According to some, “factoids” that suggest a looming retirement security crisis can be misleading. Andrew Biggs, a resident scholar at the American Enterprise Institute and a former principal deputy commissioner of the Social Security Administration during the George W. Bush administration, told Remapping Debate, “There’s a huge number of assumptions and calculations embedded in these final product numbers you get. When you say, ‘here’s the retirement index, and it’s X,’ well, there’s a [lot] of stuff that goes into getting to X, and some of those choices are going to be controversial.” For example, he said such studies often set a universal target replacement rate — often 75 percent of one’s pre-retirement income — when in reality, target replacement rates might be “more dispersed” depending on one’s “real” pre-retirement standard of living when adjusted for the presence of children in a household, and on one’s income level.
Biggs’ own conclusion, based on a model which aims to make that adjustment, is that “most Americans, both current retirees and future ones, appear to be reasonably well prepared to support themselves in retirement.” He wrote in a follow-up email, however, that there is “an uptick in the share of people who are under-prepared” and that, “over time, the number falling short may rise.”

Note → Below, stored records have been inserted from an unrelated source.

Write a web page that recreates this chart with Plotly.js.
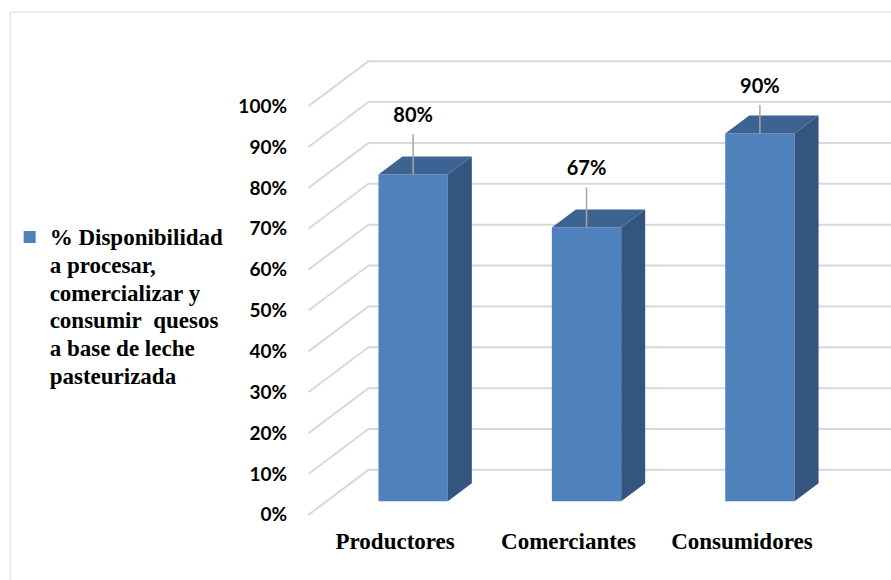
<!DOCTYPE html>
<html>
<head>
<meta charset="utf-8">
<script src="https://cdn.plot.ly/plotly-3.0.1.min.js"></script>
<style>html,body{margin:0;padding:0;background:#fff;}#chart{width:891px;height:580px;}</style>
</head>
<body>
<div id="chart"></div>
<script>
// ---- data ----
const categories = ['Productores', 'Comerciantes', 'Consumidores'];
const values = [80, 67, 90];
const yTickValues = [0, 10, 20, 30, 40, 50, 60, 70, 80, 90, 100];
const yTickLabels = ['0%', '10%', '20%', '30%', '40%', '50%', '60%', '70%', '80%', '90%', '100%'];
const seriesName = '% Disponibilidad<br>a procesar,<br>comercializar y<br>consumir\u00a0 quesos<br>a base de leche<br>pasteurizada';

// ---- 3D projection style constants ----
const DEPTH_X = 0.346;   // x shift (category units) for full depth
const DEPTH_Y = 11;      // y shift (value units) for full depth
const D_FRONT = 0.3, D_BACK = 0.7, HALF = 0.2;
const X_LEFT = -0.5, X_RIGHT = 2.86;
const FRONT = '#4F81BD', SIDE = '#34557F', TOP = '#3C6391';
const SERIF = '"Liberation Serif", "Times New Roman", Times, serif';
const SANS = 'Lato, "Open Sans", sans-serif';

const P = (c, v, d) => [c + d * DEPTH_X, v + d * DEPTH_Y];
const idx = categories.map((_, i) => i);

// gridlines (back wall + side wall), drawn below traces
const shapes = yTickValues.map(v => {
  const a = P(X_LEFT, v, 0), b = P(X_LEFT, v, 1);
  return {type: 'path', xref: 'x', yref: 'y', layer: 'below',
    path: `M${a[0]},${a[1]} L${b[0]},${b[1]} L${X_RIGHT},${b[1]}`,
    line: {color: '#d9d9d9', width: 2}};
});
shapes.push({type: 'rect', xref: 'paper', yref: 'paper', layer: 'below',
  x0: -0.503, x1: 1.01, y0: -0.2, y1: 1.087, line: {color: '#d9d9d9', width: 1}});

// side and top faces
const sideX = [], sideY = [], topX = [], topY = [];
idx.forEach(i => {
  const v = values[i];
  [P(i + HALF, 0, D_FRONT), P(i + HALF, 0, D_BACK), P(i + HALF, v, D_BACK), P(i + HALF, v, D_FRONT)]
    .forEach(p => { sideX.push(p[0]); sideY.push(p[1]); });
  sideX.push(null); sideY.push(null);
  [P(i - HALF, v, D_FRONT), P(i + HALF, v, D_FRONT), P(i + HALF, v, D_BACK), P(i - HALF, v, D_BACK)]
    .forEach(p => { topX.push(p[0]); topY.push(p[1]); });
  topX.push(null); topY.push(null);
});

// labels and leader lines
const labelY = values.map(v => Math.min(v + 17.3, 104.5));
const leadX = [], leadY = [];
idx.forEach(i => {
  const base = P(i, values[i], D_FRONT);
  leadX.push(base[0], base[0], null);
  leadY.push(base[1], labelY[i] - 4.2, null);
});

const legendName = seriesName.split('<br>').map(s => '<span style="font-size:23px">' + s + '</span>').join('<br>');

const traces = [
  {type: 'bar', name: legendName, x: idx.map(i => P(i, 0, D_FRONT)[0]), y: values,
   base: D_FRONT * DEPTH_Y, width: 2 * HALF, marker: {color: FRONT},
   hoverinfo: 'skip', showlegend: true},
  {type: 'scatter', mode: 'lines', x: sideX, y: sideY, fill: 'toself', fillcolor: SIDE,
   line: {width: 0, color: SIDE}, hoverinfo: 'skip', showlegend: false},
  {type: 'scatter', mode: 'lines', x: topX, y: topY, fill: 'toself', fillcolor: TOP,
   line: {width: 0, color: TOP}, hoverinfo: 'skip', showlegend: false},
  {type: 'scatter', mode: 'lines', x: leadX, y: leadY, line: {color: '#a6a6a6', width: 1.5},
   hoverinfo: 'skip', showlegend: false},
  {type: 'scatter', mode: 'text', x: idx.map(i => P(i, 0, D_FRONT)[0]), y: labelY,
   text: values.map(v => v + '%'), textposition: 'middle center', cliponaxis: false,
   textfont: {family: SANS, size: 20, color: '#000', weight: 'bold'},
   hoverinfo: 'skip', showlegend: false}
];

const layout = {
  width: 891, height: 580,
  margin: {l: 305, r: 0, t: 53, b: 57, pad: 0},
  paper_bgcolor: '#fff', plot_bgcolor: 'rgba(0,0,0,0)',
  showlegend: true,
  legend: {x: -0.504, xanchor: 'left', y: 0.652, yanchor: 'top', valign: 'top',
    bgcolor: 'rgba(0,0,0,0)', borderwidth: 0,
    font: {family: SERIF, size: 21.3, color: '#000', weight: 'bold'}},
  xaxis: {range: [-0.52, X_RIGHT], tickmode: 'array', tickvals: idx, ticktext: categories,
    showgrid: false, zeroline: false, showline: false, ticks: '', automargin: false,
    ticklabelstandoff: 2, fixedrange: true,
    tickfont: {family: SERIF, size: 23, color: '#000', weight: 'bold'}},
  yaxis: {range: [-2, 113], tickmode: 'array', tickvals: yTickValues, ticktext: yTickLabels,
    showgrid: false, zeroline: false, showline: false, ticks: '', automargin: false,
    ticklabelstandoff: 17, fixedrange: true,
    tickfont: {family: SANS, size: 19, color: '#000', weight: 'bold'}},
  shapes: shapes
};

Plotly.newPlot('chart', traces, layout, {staticPlot: true, displayModeBar: false});
</script>
</body>
</html>
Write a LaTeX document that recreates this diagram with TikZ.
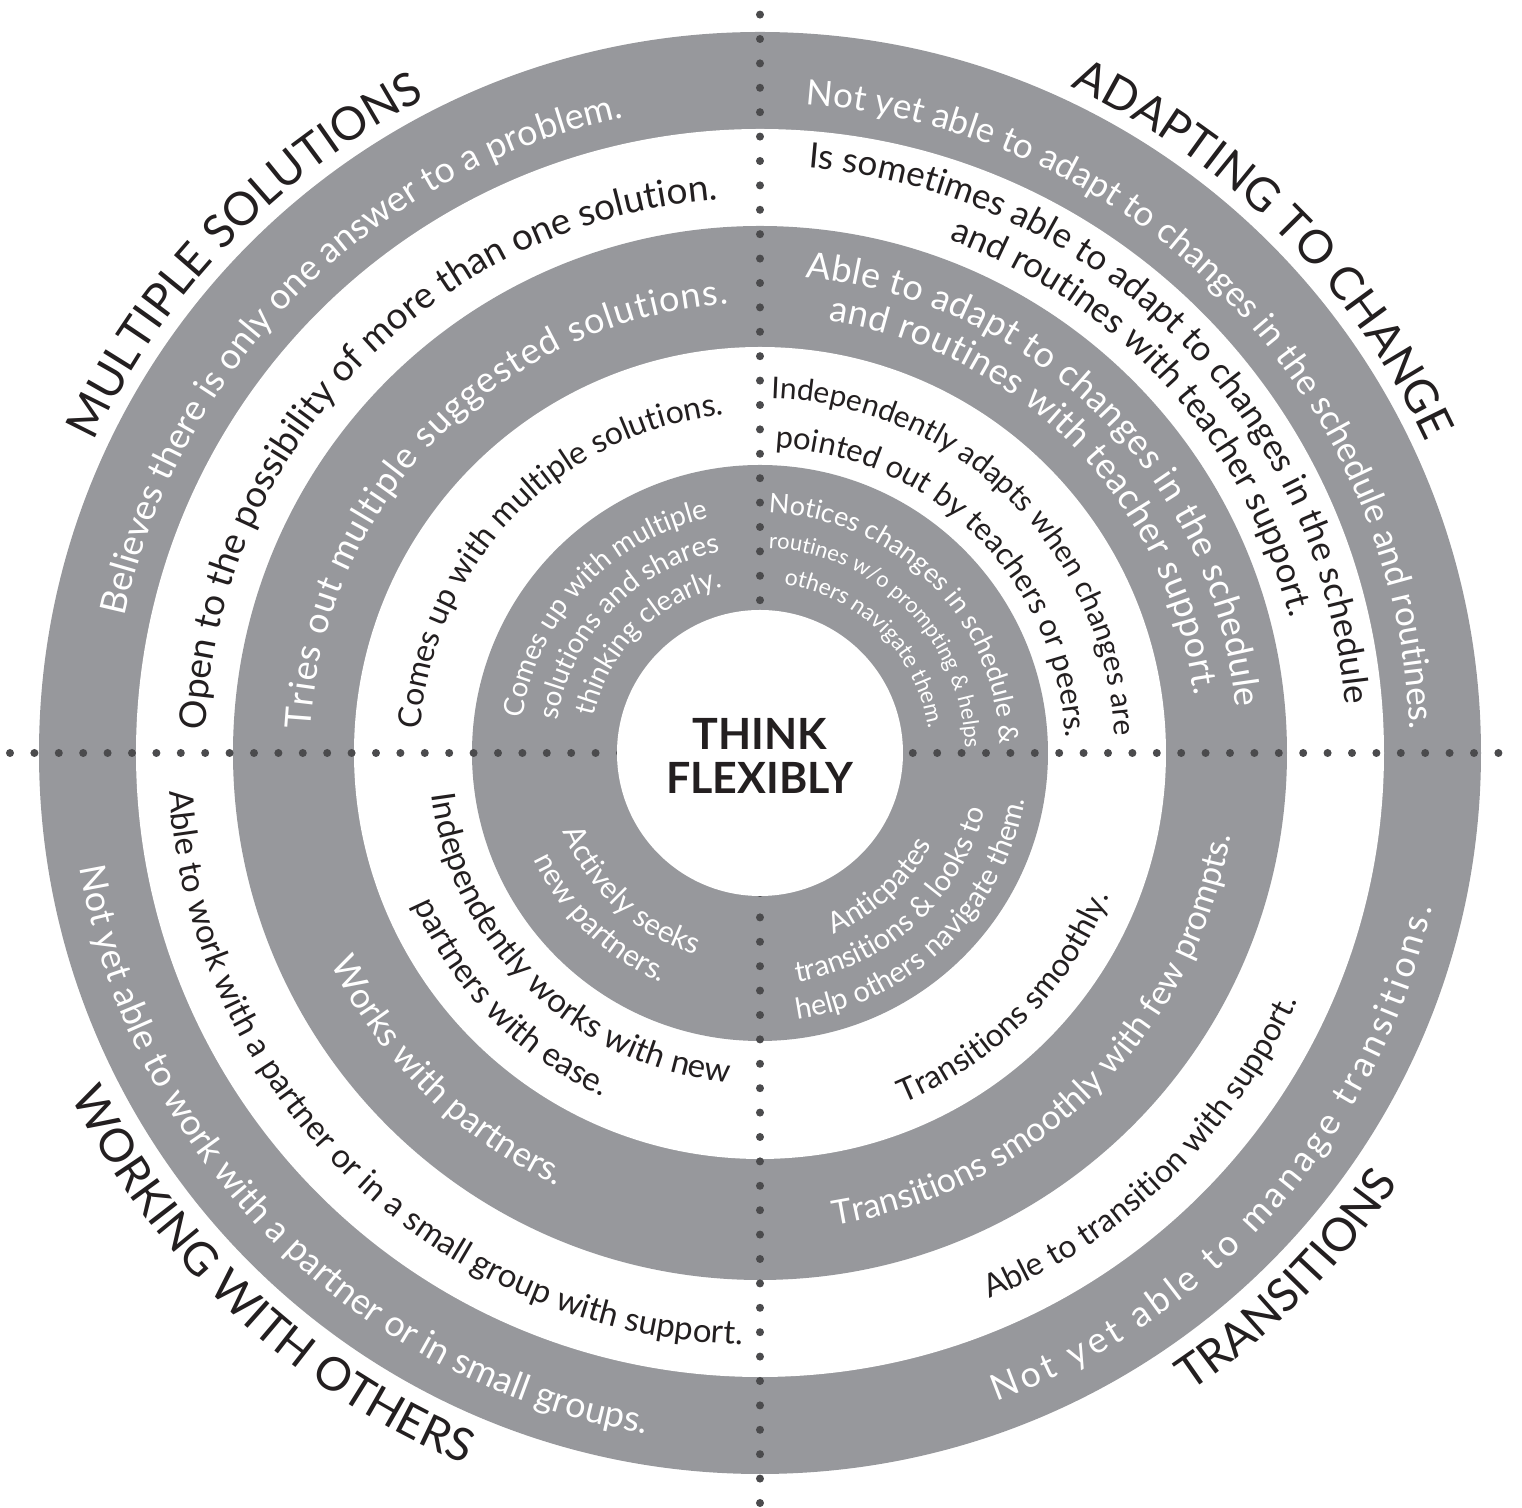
\documentclass[tikz,border=0pt]{standalone}
\usepackage{fontspec}
\setmainfont{Lato}
\usetikzlibrary{decorations.text}
\definecolor{ringgray}{HTML}{97989C}
\definecolor{dotgray}{HTML}{4B4B4D}
\definecolor{inkblack}{HTML}{231F20}
\tikzset{
    ring/.style={fill=ringgray, draw=none},
    hole/.style={fill=white, draw=none},
    dotline/.style={draw=dotgray, line width=4pt, line cap=round, dash pattern=on 0pt off 12.2pt},
    ringtxt/.style n args={3}{decorate, decoration={text along path, text align=center, text color=#2, text={|\fontsize{#1}{#1}\selectfont|#3}}},
    fittxt/.style n args={3}{decorate, decoration={text along path, text align={fit to path}, text color=#2, text={|\fontsize{#1}{#1}\selectfont|#3}}}
}
\begin{document}
\begin{tikzpicture}[x=0.5pt, y=0.5pt]
    \useasboundingbox (-760,-755) rectangle (762,753);
    % rings
    \fill[ring] (0,0) circle[radius=721];
    \fill[hole] (0,0) circle[radius=624];
    \fill[ring] (0,0) circle[radius=527];
    \fill[hole] (0,0) circle[radius=406];
    \fill[ring] (0,0) circle[radius=288];

    % multiple solutions (upper left)
    \path[ringtxt={18}{white}{Believes there is only one answer to a problem.}] (210:650) arc[start angle=210, end angle=60, radius=650];
    \path[ringtxt={18.5}{inkblack}{Open to the possibility of more than one solution.}] (211:555) arc[start angle=211, end angle=61, radius=555];
    \path[fittxt={18}{white}{Tries out multiple suggested solutions.}] (177:450) arc[start angle=177, end angle=94, radius=450];
    \path[ringtxt={16}{inkblack}{Comes up with multiple solutions.}] (216:340) arc[start angle=216, end angle=56, radius=340];
    \path[ringtxt={14}{white}{Comes up with multiple}] (222:240) arc[start angle=222, end angle=52, radius=240];
    \path[ringtxt={14}{white}{solutions and shares}] (221:205) arc[start angle=221, end angle=51, radius=205];
    \path[ringtxt={14}{white}{thinking clearly.}] (220:170) arc[start angle=220, end angle=50, radius=170];
    \path[ringtxt={23}{inkblack}{MULTIPLE SOLUTIONS}] (211:735) arc[start angle=211, end angle=61, radius=735];

    % adapting to change (upper right)
    \path[ringtxt={17.5}{white}{Not yet able to adapt to changes in the schedule and routines.}] (119:650) arc[start angle=119, end angle=-31, radius=650];
    \path[ringtxt={17.5}{inkblack}{Is sometimes able to adapt to changes in the schedule}] (120:587) arc[start angle=120, end angle=-30, radius=587];
    \path[ringtxt={17.5}{inkblack}{and routines with teacher support.}] (117:547) arc[start angle=117, end angle=-33, radius=547];
    \path[fittxt={18}{white}{Able to adapt to changes in the schedule}] (84.5:478) arc[start angle=84.5, end angle=5.5, radius=478];
    \path[fittxt={18}{white}{and routines with teacher support.}] (81:438) arc[start angle=81, end angle=7.5, radius=438];
    \path[ringtxt={15}{inkblack}{Independently adapts when changes are}] (125.5:355) arc[start angle=125.5, end angle=-34.5, radius=355];
    \path[ringtxt={15.5}{inkblack}{pointed out by teachers or peers.}] (125:306) arc[start angle=125, end angle=-35, radius=306];
    \path[ringtxt={13.5}{white}{Notices changes in schedule {\&}}] (130:240) arc[start angle=130, end angle=-40, radius=240];
    \path[ringtxt={11}{white}{routines w/o prompting {\&} helps}] (129.5:205) arc[start angle=129.5, end angle=-40.5, radius=205];
    \path[ringtxt={11.5}{white}{others navigate them.}] (130:170) arc[start angle=130, end angle=-40, radius=170];
    \path[ringtxt={23}{inkblack}{ADAPTING TO CHANGE}] (120:735) arc[start angle=120, end angle=-30, radius=735];

    % working with others (lower left)
    \path[ringtxt={18}{white}{Not yet able to work with a partner or in small groups.}] (150:690) arc[start angle=150, end angle=300, radius=690];
    \path[ringtxt={16.5}{inkblack}{Able to work with a partner or in a small group with support.}] (151:592) arc[start angle=151, end angle=301, radius=592];
    \path[ringtxt={17.5}{white}{Works with partners.}] (150.5:478) arc[start angle=150.5, end angle=300.5, radius=478];
    \path[ringtxt={16.5}{inkblack}{Independently works with new}] (151:331) arc[start angle=151, end angle=301, radius=331];
    \path[ringtxt={16.5}{inkblack}{partners with ease.}] (149.5:378) arc[start angle=149.5, end angle=299.5, radius=378];
    \path[ringtxt={15}{white}{Actively seeks}] (142:212) arc[start angle=142, end angle=312, radius=212];
    \path[ringtxt={15}{white}{new partners.}] (141:250) arc[start angle=141, end angle=311, radius=250];
    \path[ringtxt={23}{inkblack}{WORKING WITH OTHERS}] (152:770) arc[start angle=152, end angle=302, radius=770];

    % transitions (lower right)
    \path[fittxt={18}{white}{Not yet able to manage transitions.}] (290:690) arc[start angle=290, end angle=347, radius=690];
    \path[ringtxt={16}{inkblack}{Able to transition with support.}] (239:592) arc[start angle=239, end angle=389, radius=592];
    \path[ringtxt={17}{white}{Transitions smoothly with few prompts.}] (239.5:478) arc[start angle=239.5, end angle=389.5, radius=478];
    \path[ringtxt={16}{inkblack}{Transitions smoothly.}] (240:378) arc[start angle=240, end angle=390, radius=378];
    \path[ringtxt={14.5}{white}{Anticpates}] (227:195) arc[start angle=227, end angle=397, radius=195];
    \path[ringtxt={14.5}{white}{transitions {\&} looks to}] (227.5:232) arc[start angle=227.5, end angle=397.5, radius=232];
    \path[ringtxt={14.5}{white}{help others navigate them.}] (229:269) arc[start angle=229, end angle=399, radius=269];
    \path[ringtxt={23}{inkblack}{TRANSITIONS}] (240:770) arc[start angle=240, end angle=390, radius=770];

    % quadrant lines
    \draw[dotline] (0,-750) -- (0,750);
    \draw[dotline] (-750,0) -- (755,0);

    % centre
    \fill[hole] (0,0) circle[radius=143];
    \node[font=\bfseries\fontsize{21.5}{22}\selectfont, text=inkblack, align=center] (ctr) at (0,-3) {THINK\\FLEXIBLY};
\end{tikzpicture}
\end{document}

Monique Morrissey, an economist at the Economic Policy Institute, agreed that modeling necessarily required the exercise of judgment in making assumptions. She noted, however, that, as a rule, “If you’re low income, your replacement rate should probably be higher, and if you’re higher income, your replacement rate can be lower, because if you’re low income, there’s just less give there.” That is because, compared to high-income retirees, low-income individuals generally save less during their working years, and, upon retirement, come to save less in taxes paid compared to wealthier retirees.
“You certainly don’t want to have a mainstream replacement rate below 70 percent. That’s usually the minimum…To be on the safe side, it should be a lot higher,” she said.
“I do agree on lower-income households requiring higher rates. How much higher? That’s hard to say,” Biggs wrote in an email.
Despite the presence of what Morrissey called “some room for debate” regarding ideal replacement rates, over the course of weeks of research and interviews Remapping Debate found that the vast majority of evidence points toward a serious and growing threat to retirement security.